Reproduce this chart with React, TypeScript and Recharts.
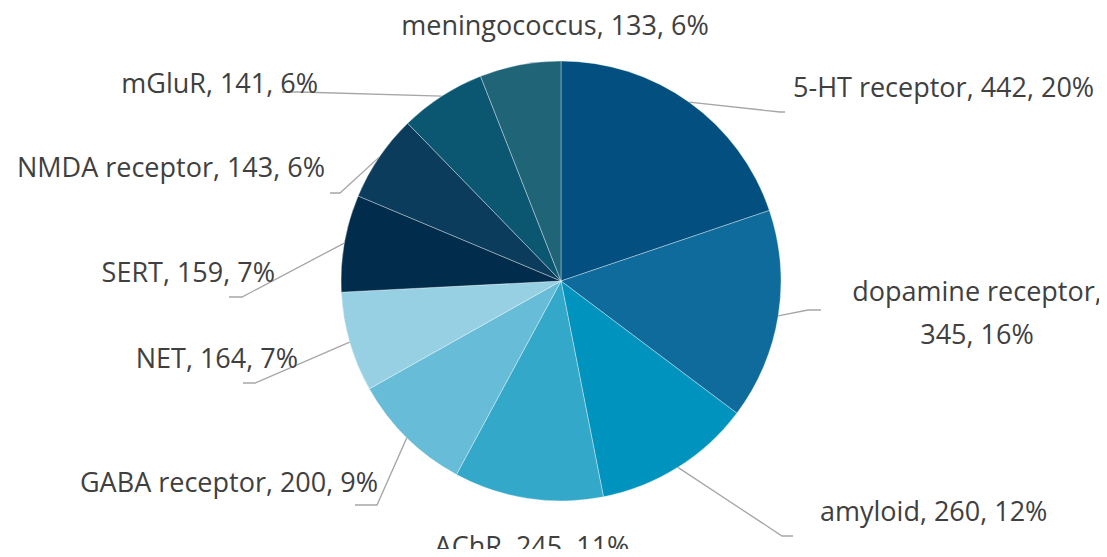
import React from "react";
import { PieChart, Pie, Cell } from "recharts";

const categories = [
  "5-HT receptor",
  "dopamine receptor",
  "amyloid",
  "AChR",
  "GABA receptor",
  "NET",
  "SERT",
  "NMDA receptor",
  "mGluR",
  "meningococcus",
];
const counts = [442, 345, 260, 245, 200, 164, 159, 143, 141, 133];
const colors = [
  "#034f80",
  "#0e6b9c",
  "#0093be",
  "#33a8c9",
  "#67bdd7",
  "#97d0e3",
  "#022c4c",
  "#0b3c5c",
  "#0b5671",
  "#1f6477",
];

const data = categories.map((name, i) => ({ name, value: counts[i] }));

// percentages rounded so that they add up to 100 (largest remainder)
const total = counts.reduce((a, b) => a + b, 0);
const rawPct = counts.map((v) => (v / total) * 100);
const roundedPct = rawPct.map((p) => Math.floor(p));
{
  const left = 100 - roundedPct.reduce((a, b) => a + b, 0);
  const order = rawPct
    .map((p, i) => ({ r: p - Math.floor(p), i }))
    .sort((a, b) => b.r - a.r);
  for (let k = 0; k < left; k++) roundedPct[order[k].i] += 1;
}

// label layout: text position/anchor, leader elbow and end (null = no leader)
const labelLayout: any[] = [
  { tx: 793, ty: 86, anchor: "start", elbow: [780, 112], end: [785, 112] },
  { tx: 977, ty: 290, anchor: "middle", elbow: [808, 310], end: [821, 310], wrap: true },
  { tx: 820, ty: 510, anchor: "start", elbow: [782, 536], end: [793, 536] },
  { tx: 532, ty: 545, anchor: "middle", elbow: null, end: null },
  { tx: 378, ty: 481, anchor: "end", elbow: [377, 505], end: [355, 505] },
  { tx: 298, ty: 357, anchor: "end", elbow: [255, 383], end: [243, 383] },
  { tx: 275, ty: 271, anchor: "end", elbow: [242, 297], end: [229, 297] },
  { tx: 325, ty: 166, anchor: "end", elbow: [340, 193], end: [330, 193] },
  { tx: 318, ty: 82, anchor: "end", elbow: [300, 92], end: [282, 92] },
  { tx: 555, ty: 24, anchor: "middle", elbow: null, end: null },
];

const RADIAN = Math.PI / 180;
const FONT = "'Open Sans', 'Noto Sans', sans-serif";
const FS = 27;

const renderLabel = (props: any) => {
  const { cx, cy, outerRadius, midAngle, index, name, value } = props;
  const L = labelLayout[index];
  const pct = roundedPct[index];
  const ex = cx + outerRadius * Math.cos(-midAngle * RADIAN);
  const ey = cy + outerRadius * Math.sin(-midAngle * RADIAN);
  return (
    <g key={`lbl-${index}`}>
      {L.elbow && (
        <polyline
          points={`${ex},${ey} ${L.elbow[0]},${L.elbow[1]} ${L.end[0]},${L.end[1]}`}
          fill="none"
          stroke="#a6a6a6"
          strokeWidth={1.3}
        />
      )}
      {L.wrap ? (
        <text
          x={L.tx}
          y={L.ty}
          textAnchor="middle"
          dominantBaseline="central"
          fill="#404040"
          fontSize={FS}
          fontFamily={FONT}
        >
          <tspan x={L.tx} y={L.ty}>{`${name},`}</tspan>
          <tspan x={L.tx} y={L.ty + 43}>{`${value}, ${pct}%`}</tspan>
        </text>
      ) : (
        <text
          x={L.tx}
          y={L.ty}
          textAnchor={L.anchor}
          dominantBaseline="central"
          fill="#404040"
          fontSize={FS}
          fontFamily={FONT}
        >
          {`${name}, ${value}, ${pct}%`}
        </text>
      )}
    </g>
  );
};

export default function App() {
  return (
    <div style={{ width: 1107, height: 557, margin: -8, background: "#fff" }}>
      <PieChart width={1107} height={557} margin={{ top: 0, right: 0, bottom: 0, left: 0 }}>
        <Pie
          data={data}
          dataKey="value"
          nameKey="name"
          cx={561}
          cy={281}
          outerRadius={220}
          startAngle={90}
          endAngle={-270}
          stroke="#ffffff"
          strokeOpacity={0.35}
          strokeWidth={1}
          label={renderLabel}
          labelLine={false}
          isAnimationActive={false}
        >
          {data.map((d, i) => (
            <Cell key={d.name} fill={colors[i]} />
          ))}
        </Pie>
      </PieChart>
    </div>
  );
}
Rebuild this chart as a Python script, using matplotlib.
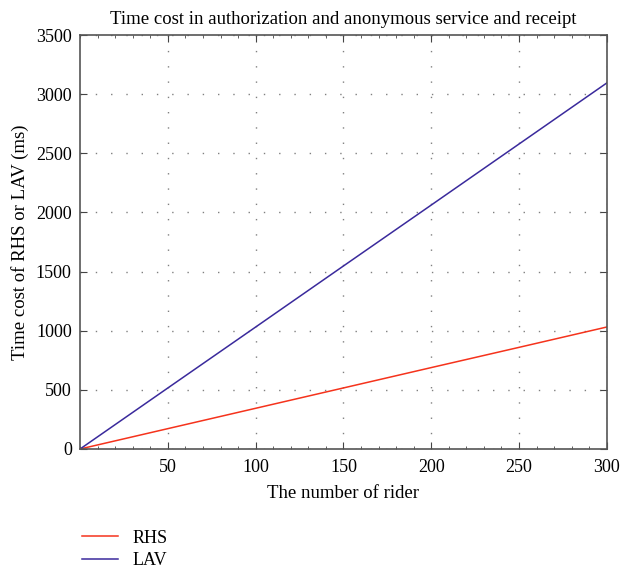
import matplotlib
matplotlib.use('Agg')
import matplotlib.pyplot as plt
from matplotlib.ticker import MultipleLocator

plt.rcParams['font.family'] = ['Liberation Serif', 'DejaVu Serif']

# values
riders = [0, 50, 100, 150, 200, 250, 300]
rhs_ms = [0, 172, 344, 516, 688, 859, 1031]
lav_ms = [0, 516, 1031, 1547, 2062, 2578, 3094]

x_ticks = [50, 100, 150, 200, 250, 300]
y_ticks = [0, 500, 1000, 1500, 2000, 2500, 3000, 3500]

fig = plt.figure(figsize=(6.21, 5.71), dpi=100)
ax = fig.add_axes([0.129, 0.2137, 0.848, 0.725])

ax.plot(riders, rhs_ms, color='#f5331c', lw=1.1, label='RHS')
ax.plot(riders, lav_ms, color='#3a2a9c', lw=1.1, label='LAV')

ax.set_xlim(0, 300)
ax.set_ylim(0, 3500)
ax.set_xticks(x_ticks)
ax.set_yticks(y_ticks)
ax.xaxis.set_minor_locator(MultipleLocator(10))
ax.tick_params(which='both', direction='in', top=True, right=True,
               labelsize=13, color='#444444')
ax.tick_params(which='major', length=5)
ax.tick_params(which='minor', length=2.5)
ax.tick_params(axis='x', pad=7)
ax.tick_params(axis='y', pad=6)

ax.grid(True, which='major', linestyle=(0, (1, 10)), color='#808080', lw=1.0)
for s in ax.spines.values():
    s.set_color('#555555')
    s.set_linewidth(1.2)

ax.set_title('Time cost in authorization and anonymous service and receipt',
             fontsize=13.5, pad=8)
ax.set_xlabel('The number of rider', fontsize=13.5, labelpad=7)
ax.set_ylabel('Time cost of RHS or LAV (ms)', fontsize=13.5, labelpad=5)

fig.legend(loc='upper left', bbox_to_anchor=(0.118, 0.088), frameon=False,
           fontsize=13, handlelength=2.0, handletextpad=0.8,
           labelspacing=0.3, borderpad=0)

fig.savefig('out.png', dpi=100)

- _AIM OF THE EXERCISE_
All of the lines above should be retyped precisely, apart from the pictures.

- _WRITTEN ANSWER_
Reproduce this chart with React, TypeScript and Recharts.
import React from "react";
import { PieChart, Pie, Cell } from "recharts";

const categories = [
  "5-HT receptor",
  "dopamine receptor",
  "amyloid",
  "AChR",
  "GABA receptor",
  "NET",
  "SERT",
  "NMDA receptor",
  "mGluR",
  "meningococcus",
];
const counts = [442, 345, 260, 245, 200, 164, 159, 143, 141, 133];
const colors = [
  "#034f80",
  "#0e6b9c",
  "#0093be",
  "#33a8c9",
  "#67bdd7",
  "#97d0e3",
  "#022c4c",
  "#0b3c5c",
  "#0b5671",
  "#1f6477",
];

const data = categories.map((name, i) => ({ name, value: counts[i] }));

// percentages rounded so that they add up to 100 (largest remainder)
const total = counts.reduce((a, b) => a + b, 0);
const rawPct = counts.map((v) => (v / total) * 100);
const roundedPct = rawPct.map((p) => Math.floor(p));
{
  const left = 100 - roundedPct.reduce((a, b) => a + b, 0);
  const order = rawPct
    .map((p, i) => ({ r: p - Math.floor(p), i }))
    .sort((a, b) => b.r - a.r);
  for (let k = 0; k < left; k++) roundedPct[order[k].i] += 1;
}

// label layout: text position/anchor, leader elbow and end (null = no leader)
const labelLayout: any[] = [
  { tx: 793, ty: 86, anchor: "start", elbow: [780, 112], end: [785, 112] },
  { tx: 977, ty: 290, anchor: "middle", elbow: [808, 310], end: [821, 310], wrap: true },
  { tx: 820, ty: 510, anchor: "start", elbow: [782, 536], end: [793, 536] },
  { tx: 532, ty: 545, anchor: "middle", elbow: null, end: null },
  { tx: 378, ty: 481, anchor: "end", elbow: [377, 505], end: [355, 505] },
  { tx: 298, ty: 357, anchor: "end", elbow: [255, 383], end: [243, 383] },
  { tx: 275, ty: 271, anchor: "end", elbow: [242, 297], end: [229, 297] },
  { tx: 325, ty: 166, anchor: "end", elbow: [340, 193], end: [330, 193] },
  { tx: 318, ty: 82, anchor: "end", elbow: [300, 92], end: [282, 92] },
  { tx: 555, ty: 24, anchor: "middle", elbow: null, end: null },
];

const RADIAN = Math.PI / 180;
const FONT = "'Open Sans', 'Noto Sans', sans-serif";
const FS = 27;

const renderLabel = (props: any) => {
  const { cx, cy, outerRadius, midAngle, index, name, value } = props;
  const L = labelLayout[index];
  const pct = roundedPct[index];
  const ex = cx + outerRadius * Math.cos(-midAngle * RADIAN);
  const ey = cy + outerRadius * Math.sin(-midAngle * RADIAN);
  return (
    <g key={`lbl-${index}`}>
      {L.elbow && (
        <polyline
          points={`${ex},${ey} ${L.elbow[0]},${L.elbow[1]} ${L.end[0]},${L.end[1]}`}
          fill="none"
          stroke="#a6a6a6"
          strokeWidth={1.3}
        />
      )}
      {L.wrap ? (
        <text
          x={L.tx}
          y={L.ty}
          textAnchor="middle"
          dominantBaseline="central"
          fill="#404040"
          fontSize={FS}
          fontFamily={FONT}
        >
          <tspan x={L.tx} y={L.ty}>{`${name},`}</tspan>
          <tspan x={L.tx} y={L.ty + 43}>{`${value}, ${pct}%`}</tspan>
        </text>
      ) : (
        <text
          x={L.tx}
          y={L.ty}
          textAnchor={L.anchor}
          dominantBaseline="central"
          fill="#404040"
          fontSize={FS}
          fontFamily={FONT}
        >
          {`${name}, ${value}, ${pct}%`}
        </text>
      )}
    </g>
  );
};

export default function App() {
  return (
    <div style={{ width: 1107, height: 557, margin: -8, background: "#fff" }}>
      <PieChart width={1107} height={557} margin={{ top: 0, right: 0, bottom: 0, left: 0 }}>
        <Pie
          data={data}
          dataKey="value"
          nameKey="name"
          cx={561}
          cy={281}
          outerRadius={220}
          startAngle={90}
          endAngle={-270}
          stroke="#ffffff"
          strokeOpacity={0.35}
          strokeWidth={1}
          label={renderLabel}
          labelLine={false}
          isAnimationActive={false}
        >
          {data.map((d, i) => (
            <Cell key={d.name} fill={colors[i]} />
          ))}
        </Pie>
      </PieChart>
    </div>
  );
}
Rebuild this chart as a Python script, using matplotlib.
import matplotlib
matplotlib.use('Agg')
import matplotlib.pyplot as plt
from matplotlib.ticker import MultipleLocator

plt.rcParams['font.family'] = ['Liberation Serif', 'DejaVu Serif']

# values
riders = [0, 50, 100, 150, 200, 250, 300]
rhs_ms = [0, 172, 344, 516, 688, 859, 1031]
lav_ms = [0, 516, 1031, 1547, 2062, 2578, 3094]

x_ticks = [50, 100, 150, 200, 250, 300]
y_ticks = [0, 500, 1000, 1500, 2000, 2500, 3000, 3500]

fig = plt.figure(figsize=(6.21, 5.71), dpi=100)
ax = fig.add_axes([0.129, 0.2137, 0.848, 0.725])

ax.plot(riders, rhs_ms, color='#f5331c', lw=1.1, label='RHS')
ax.plot(riders, lav_ms, color='#3a2a9c', lw=1.1, label='LAV')

ax.set_xlim(0, 300)
ax.set_ylim(0, 3500)
ax.set_xticks(x_ticks)
ax.set_yticks(y_ticks)
ax.xaxis.set_minor_locator(MultipleLocator(10))
ax.tick_params(which='both', direction='in', top=True, right=True,
               labelsize=13, color='#444444')
ax.tick_params(which='major', length=5)
ax.tick_params(which='minor', length=2.5)
ax.tick_params(axis='x', pad=7)
ax.tick_params(axis='y', pad=6)

ax.grid(True, which='major', linestyle=(0, (1, 10)), color='#808080', lw=1.0)
for s in ax.spines.values():
    s.set_color('#555555')
    s.set_linewidth(1.2)

ax.set_title('Time cost in authorization and anonymous service and receipt',
             fontsize=13.5, pad=8)
ax.set_xlabel('The number of rider', fontsize=13.5, labelpad=7)
ax.set_ylabel('Time cost of RHS or LAV (ms)', fontsize=13.5, labelpad=5)

fig.legend(loc='upper left', bbox_to_anchor=(0.118, 0.088), frameon=False,
           fontsize=13, handlelength=2.0, handletextpad=0.8,
           labelspacing=0.3, borderpad=0)

fig.savefig('out.png', dpi=100)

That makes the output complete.